Komnas HAM menyambut baik rencana Dewan Perwakilan Rakyat (DPR) untuk membahas RUU KUHAP secara seksama dan tidak tergesa-gesa. Waktu pembahasan yang memadai diharapkan dapat menjadi momentum bagi DPR untuk menerima masukan dari berbagai elemen masyarakat. Elemen masyarakat tersebut terdiri dari masyarakat sipil, akademisi, praktisi hukum, dan lembaga negara lainnya.
Partisipasi Publik sebagai Pilar Utama RUU KUHAP
Atnike Nova Sigiro menjelaskan bahwa hak untuk didengar merupakan hak publik untuk memiliki kesempatan menyampaikan pendapat secara bebas dan efektif dalam pengambilan keputusan. Mekanisme ini dapat diimplementasikan melalui rapat dengar pendapat, konsultasi, atau forum diskusi RUU KUHAP yang diselenggarakan secara terbuka. Dengan demikian, setiap suara dari masyarakat dapat didengar dan dipertimbangkan.
Hak untuk dipertimbangkan, menurut Atnike, adalah hak publik agar masukan dan pendapat yang disampaikan mengenai RUU KUHAP dapat dianalisis dan dipertimbangkan dalam pengambilan keputusan. "Sehingga masukan dan pendapat ini tidak hanya didengar namun dianalisis dan dipertimbangkan dalam muatan kebijakan," ujarnya.
Selanjutnya, hak untuk mendapatkan penjelasan mencakup perlunya publik menerima informasi secara terang dan transparan mengenai kebijakan atau keputusan yang diambil, terutama jika keputusan tersebut berbeda dengan masukan dan pendapat yang telah disampaikan. Transparansi ini penting untuk menjaga kepercayaan publik terhadap proses legislasi.
Sinergi Antarlembaga untuk KUHAP yang Humanis
Komnas HAM menekankan pentingnya sinergi antarlembaga dalam proses pembaruan KUHAP. Keterlibatan berbagai pihak, termasuk masyarakat sipil, akademisi, praktisi hukum, dan lembaga negara lainnya, akan memastikan bahwa KUHAP yang dihasilkan benar-benar mencerminkan kebutuhan dan aspirasi masyarakat. Sinergi ini juga akan memperkuat legitimasi dan efektivitas KUHAP dalam praktiknya.

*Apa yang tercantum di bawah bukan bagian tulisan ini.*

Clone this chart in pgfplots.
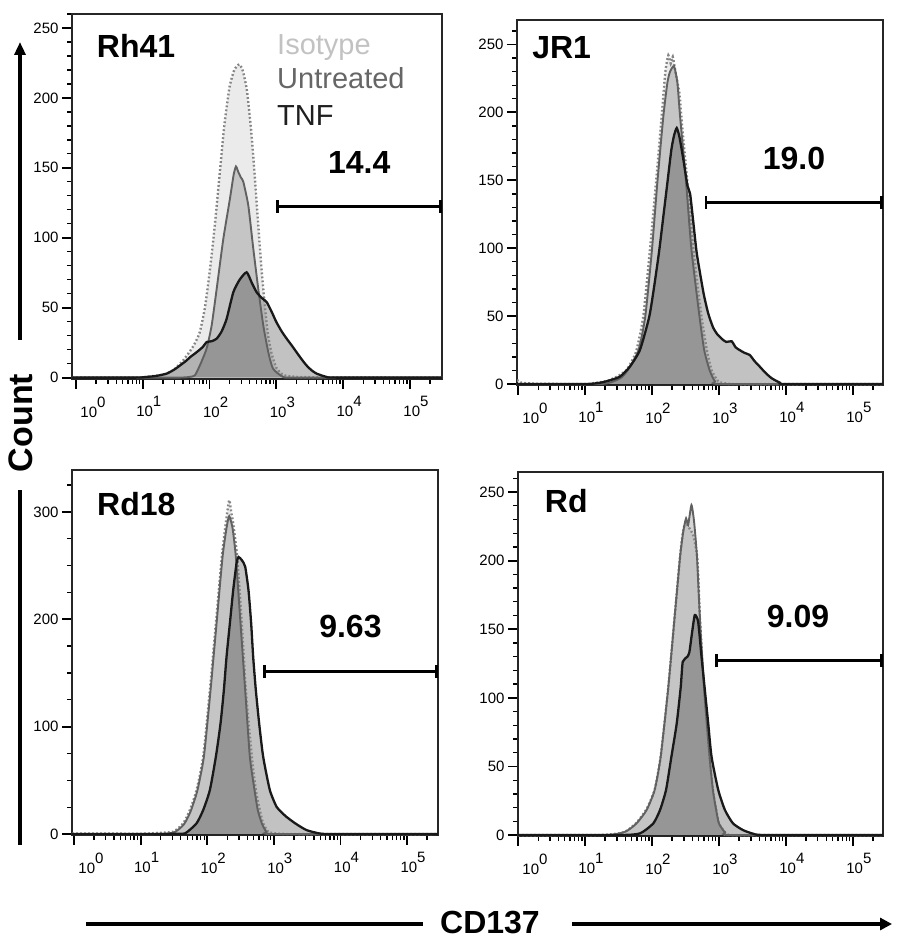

Menurut Atnike, masukan dari berbagai pihak diperlukan guna memastikan pembaruan KUHAP benar-benar menjawab kebutuhan keadilan masyarakat serta menjamin penghormatan terhadap hak-hak tersangka, terdakwa, korban, dan seluruh pihak dalam peradilan pidana. Dengan demikian, KUHAP yang baru diharapkan dapat menjadi instrumen hukum yang lebih humanis dan berkeadilan.
Sebelumnya, Wakil Ketua DPR RI Adies Kadir menyatakan bahwa pembahasan RUU KUHAP di parlemen tidak akan dilakukan secara terburu-buru. "Saya rasa tidak terlalu lama, tapi juga tidak akan terburu-buru. Ya, kita lihatlah dalam periode sekarang ini," kata Adies di Kompleks Parlemen, Senayan, Jakarta, Rabu (16/4).
Adies menambahkan bahwa pembahasan RUU KUHAP saat ini masih dalam tahap rapat dengar pendapat dengan berbagai elemen masyarakat. DPR berupaya untuk mendengarkan masukan dan aspirasi dari masyarakat sebanyak mungkin sebelum mengambil keputusan akhir.
Dengan pembahasan yang cermat dan partisipatif, diharapkan RUU KUHAP dapat menjadi landasan hukum yang kuat bagi sistem peradilan pidana yang lebih adil, transparan, dan menghormati hak asasi manusia.